心意品者 說意精神  雖空無形 造作無竭

竭,音(傑)kiat8求傑切


   
本品「心意品」,「說」明吾人的心「意」識──「精神」,「雖空無」具體的「形」相可見可觸,然卻可透過身體、語言的動作而映現。行善為惡,「造作」無邊「無竭(盡也)」的罪福、染淨,全由心意的決定、發動而來;人類心力之強大,正是牽引其上升下墮、解脫輪迴的樞紐所在,因此佛法中特別重視心的淨化。本品即從心的特性:隱微難見、難護難調的說明中,進一步教示學人應依戒、定、慧的修習,而使心得到調伏安樂。

    心、意、識三個名詞,釋尊時代並未給予嚴密的定義,經中或說心,或說意,或說識,後代的論師也認為此三者是同一的,不過就其特殊含義來說,則可作相對的分別。1

     如約認識的過程說,能引生認識的心理根源,為意根(意處)。意根與前五根(眼、耳、鼻、舌、身)相合──身心交感,於觸對外境(色、聲、香、味、觸)與內境(法)時,即生(六)識而認識境界。
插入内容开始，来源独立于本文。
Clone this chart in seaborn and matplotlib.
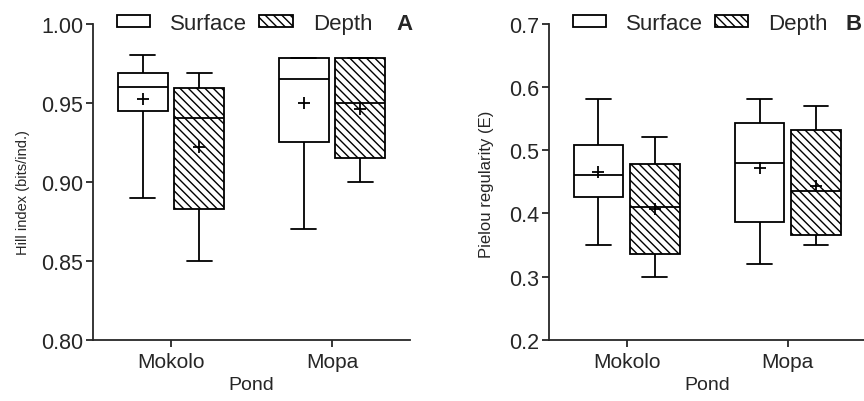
import numpy as np
import pandas as pd
import seaborn as sns
import matplotlib.pyplot as plt
from matplotlib.patches import Patch

ponds = ["Mokolo", "Mopa"]
layers = ["Surface", "Depth"]

# order: Mokolo-Surface, Mokolo-Depth, Mopa-Surface, Mopa-Depth
hill_min = [0.89, 0.85, 0.87, 0.90]
hill_q1 = [0.945, 0.883, 0.925, 0.915]
hill_med = [0.96, 0.94, 0.965, 0.95]
hill_q3 = [0.969, 0.959, 0.978, 0.978]
hill_max = [0.98, 0.969, 0.978, 0.978]
hill_mean = [0.952, 0.922, 0.950, 0.946]

piel_min = [0.35, 0.30, 0.32, 0.35]
piel_q1 = [0.426, 0.335, 0.386, 0.366]
piel_med = [0.46, 0.41, 0.48, 0.435]
piel_q3 = [0.508, 0.478, 0.543, 0.531]
piel_max = [0.58, 0.52, 0.58, 0.57]
piel_mean = [0.465, 0.407, 0.471, 0.443]

groups = [(p, l) for p in ponds for l in layers]


def box_frame(mins, q1s, meds, q3s, maxs):
    # five values per group so the box shows min / q1 / median / q3 / max
    rows = []
    for i, (p, l) in enumerate(groups):
        for v in (mins[i], q1s[i], meds[i], q3s[i], maxs[i]):
            rows.append({"pond": p, "layer": l, "value": v})
    return pd.DataFrame(rows)


def mean_frame(means):
    return pd.DataFrame({"pond": [g[0] for g in groups],
                         "layer": [g[1] for g in groups],
                         "value": means})


sns.set_style("ticks")
plt.rcParams["font.family"] = ["Liberation Sans", "DejaVu Sans"]
plt.rcParams["hatch.linewidth"] = 1.0

HATCH = "\\\\\\\\"
LW = 1.3

fig = plt.figure(figsize=(8.64, 4.02), dpi=100)
axA = fig.add_axes([0.1076, 0.152, 0.3669, 0.787])
axB = fig.add_axes([0.6351, 0.152, 0.3669, 0.787])

panels = [
    (axA, box_frame(hill_min, hill_q1, hill_med, hill_q3, hill_max), mean_frame(hill_mean),
     "Hill index (bits/ind.)", (0.80, 1.00), np.arange(0.80, 1.001, 0.05), "%.2f", "A", 0.958, 10.5, -0.199, 0.468),
    (axB, box_frame(piel_min, piel_q1, piel_med, piel_q3, piel_max), mean_frame(piel_mean),
     "Pielou regularity (E)", (0.2, 0.7), np.arange(0.2, 0.701, 0.1), "%.1f", "B", 0.935, 12, -0.173, 0.494),
]

for ax, bdf, mdf, ylab, ylim, yt, fmt, letter, lx, ylfs, ylx, yly in panels:
    sns.boxplot(data=bdf, x="pond", y="value", hue="layer", order=ponds, hue_order=layers,
                palette={"Surface": "white", "Depth": "white"}, linecolor="black",
                linewidth=LW, whis=(0, 100), width=0.7, gap=0.12, legend=False, ax=ax)
    # depth boxes sit to the right of each category centre
    for patch in ax.patches:
        xc = np.mean(patch.get_path().vertices[:, 0])
        if xc > round(xc):
            patch.set_hatch(HATCH)
    sns.pointplot(data=mdf, x="pond", y="value", hue="layer", order=ponds, hue_order=layers,
                  palette={"Surface": "black", "Depth": "black"}, dodge=0.35, markers="+",
                  linestyles="none", errorbar=None, markersize=9, markeredgewidth=1.3,
                  legend=False, ax=ax)

    ax.set_xlim(-0.484, 1.484)
    ax.set_ylim(*ylim)
    ax.set_yticks(yt)
    ax.set_yticklabels([fmt % v for v in yt])
    ax.tick_params(axis="y", labelsize=15.5, length=5, width=LW, pad=2)
    ax.tick_params(axis="x", labelsize=15, length=5, width=LW, pad=4)
    for s in ("left", "bottom"):
        ax.spines[s].set_linewidth(LW)
    sns.despine(ax=ax)
    ax.set_xlabel("Pond", fontsize=14, labelpad=3)
    ax.set_ylabel(ylab, fontsize=ylfs)
    ax.yaxis.set_label_coords(ylx, yly)

    handles = [Patch(facecolor="white", edgecolor="black", linewidth=LW),
               Patch(facecolor="white", edgecolor="black", linewidth=LW, hatch=HATCH)]
    ax.legend(handles, layers, loc="center left", bbox_to_anchor=(0.075, 1.0), ncol=2,
              frameon=False, fontsize=16, handlelength=1.5, handleheight=0.45,
              handletextpad=0.9, columnspacing=0.55, borderpad=0, borderaxespad=0)
    ax.text(lx, 1.0, letter, transform=ax.transAxes, ha="left", va="center",
            fontsize=16, fontweight="bold", clip_on=False)

fig.savefig("out.png", dpi=100)
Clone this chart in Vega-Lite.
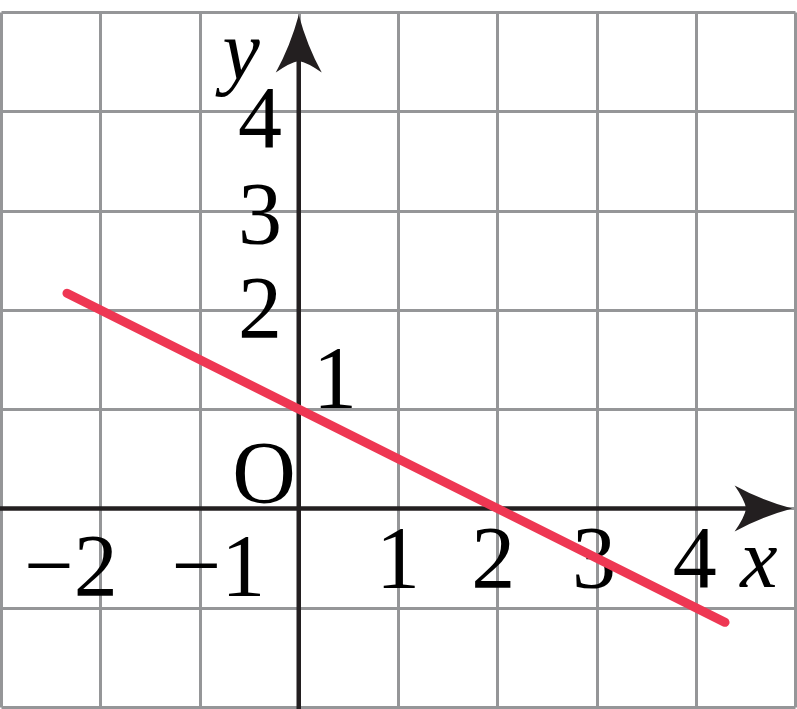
{
  "$schema": "https://vega.github.io/schema/vega-lite/v6.json",
  "width": 794,
  "height": 695,
  "autosize": "none",
  "padding": {"left": 1, "top": 12, "right": 2, "bottom": 2},
  "background": "white",
  "config": {
    "view": {"stroke": null},
    "axis": {"domain": false, "labels": false, "ticks": false, "grid": true, "gridColor": "#959698", "gridWidth": 3, "gridOpacity": 1},
    "axisX": {"tickCount": 8},
    "axisY": {"tickCount": 7}
  },
  "layer": [
    {
      "data": {"values": [{"x": 0, "y": -2.03, "y2": 4.7}]},
      "mark": {"type": "rule", "color": "#231f20", "strokeWidth": 4.5},
      "encoding": {
        "x": {"field": "x", "type": "quantitative", "title": null, "scale": {"domain": [-3, 5], "nice": false, "zero": false}},
        "y": {"field": "y", "type": "quantitative", "title": null, "scale": {"domain": [-2, 5], "nice": false, "zero": false}},
        "y2": {"field": "y2"}
      }
    },
    {
      "data": {"values": [{"x": -3.02, "x2": 4.7, "y": 0}]},
      "mark": {"type": "rule", "color": "#231f20", "strokeWidth": 4.5},
      "encoding": {
        "x": {"field": "x", "type": "quantitative", "title": null},
        "x2": {"field": "x2"},
        "y": {"field": "y", "type": "quantitative", "title": null}
      }
    },
    {
      "data": {"values": [{"x": 0, "y": 4.681}]},
      "mark": {"type": "point", "filled": true, "color": "#231f20", "opacity": 1, "size": 3300,
               "shape": "M0,-1 Q0.3,0.1 0.8,1 Q0.3,0.65 0,0.6 Q-0.3,0.65 -0.8,1 Q-0.3,0.1 0,-1 Z"},
      "encoding": {
        "x": {"field": "x", "type": "quantitative", "title": null},
        "y": {"field": "y", "type": "quantitative", "title": null}
      }
    },
    {
      "data": {"values": [{"x": 4.681, "y": 0}]},
      "mark": {"type": "point", "filled": true, "color": "#231f20", "opacity": 1, "size": 3300,
               "shape": "M1,0 Q-0.1,0.3 -1,0.8 Q-0.65,0.3 -0.6,0 Q-0.65,-0.3 -1,-0.8 Q-0.1,-0.3 1,0 Z"},
      "encoding": {
        "x": {"field": "x", "type": "quantitative", "title": null},
        "y": {"field": "y", "type": "quantitative", "title": null}
      }
    },
    {
      "data": {"values": [
        {"x": -2.295, "y": -0.872, "t": "−2"},
        {"x": -0.809, "y": -0.872, "t": "−1"},
        {"x": 1.0, "y": -0.791, "t": "1"},
        {"x": 1.96, "y": -0.791, "t": "2"},
        {"x": 2.975, "y": -0.791, "t": "3"},
        {"x": 3.99, "y": -0.791, "t": "4"},
        {"x": -0.39, "y": 3.64, "t": "4"},
        {"x": -0.39, "y": 2.673, "t": "3"},
        {"x": -0.39, "y": 1.727, "t": "2"},
        {"x": 0.365, "y": 1.022, "t": "1"},
        {"x": -0.35, "y": 0.065, "t": "O"}
      ]},
      "mark": {"type": "text", "font": "Liberation Serif", "fontSize": 88, "color": "#000000", "align": "center", "baseline": "alphabetic"},
      "encoding": {
        "x": {"field": "x", "type": "quantitative", "title": null},
        "y": {"field": "y", "type": "quantitative", "title": null},
        "text": {"field": "t"}
      }
    },
    {
      "data": {"values": [
        {"x": -0.58, "y": 4.33, "t": "y"},
        {"x": 4.637, "y": -0.791, "t": "x"}
      ]},
      "mark": {"type": "text", "font": "Liberation Serif", "fontSize": 84, "fontStyle": "italic", "color": "#000000", "align": "center", "baseline": "alphabetic"},
      "encoding": {
        "x": {"field": "x", "type": "quantitative", "title": null},
        "y": {"field": "y", "type": "quantitative", "title": null},
        "text": {"field": "t"}
      }
    },
    {
      "data": {"values": [{"x": -2.335, "y": 2.1675}, {"x": 4.295, "y": -1.1475}]},
      "mark": {"type": "line", "color": "#ee3753", "strokeWidth": 9, "strokeCap": "round"},
      "encoding": {
        "x": {"field": "x", "type": "quantitative", "title": null},
        "y": {"field": "y", "type": "quantitative", "title": null}
      }
    }
  ]
}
識生,剎那又滅,留下影象於內,即為心的內容。心與意,為內心的兩種特性:意是六識所從生的,心是六識所引生的,流出又流回。只是,意多對根身說,心多對心所說,識多對境界說。2

     心、意、識的分析,深細而複雜,佛法中多有發揮;但其目的,絕不只是作為心理學來研究一番而已。印順導師一語中的地說:『佛法對心心所的辨析,為了淨化自心,即了解認識的內容與過程,為善為惡,才能給予對治而淨化他。佛法的觀心,是應用的心理學,這是學者所不可忽略的。』3是的,了解自心的一切內容,為了對治、淨化身心的一切,這是我們在讀此〈心意品〉之前,首應確立的知見與自我期許。

二、釋頌義及因緣


【北傳】

 1.意使作  難護難禁  慧正其本 其明乃大
     ,音(鼓)ko2求古切

【南傳】

33.輕動變易心 難護難制服  智者調直之 如匠搦箭直
   輕,音(卿)kheng1求經切
   調,音(條)tiau
5地僑切
   匠,音【狀】chiong
7精共切
   搦,音(力)lek
8柳極切
   箭,音(戰)chian
3精見切

34.如魚離水棲 投於陸地上  以此戰慄心 擺脫魔境界
   魚,音【牛】gu
5語渠切
   水,音【媠】sui
2時鬼切
   棲,音(妻)chhe
1出雞切
   投,音(頭)tho
5他【糊】切
   於,一音(于)u
5英渠切
   一音(余)i
5英其切
   慄,音(栗)lit
8柳實切
   擺,音【跛】
pai2邊改切
 

  北傳第一章說:吾人的「意」念,常常就是處於妄想紛飛的狀態,驅「使」我們「作 (本作『狗』)」一般的四處闖蕩、任意西東;凡夫這未經訓練的心啊!實在「難」以防「護」、「難」以「禁」制。如能警覺到這些,而循佛教法去修習止觀,依定發「慧」,那末,是人終能調伏端「正其」難護難制之「本」心(「本」,指心而言)。內心得到調伏,見諸身語行為,「其明」智的作用「乃」能「大」大的發揮,而終得離繫縛、趣解脫。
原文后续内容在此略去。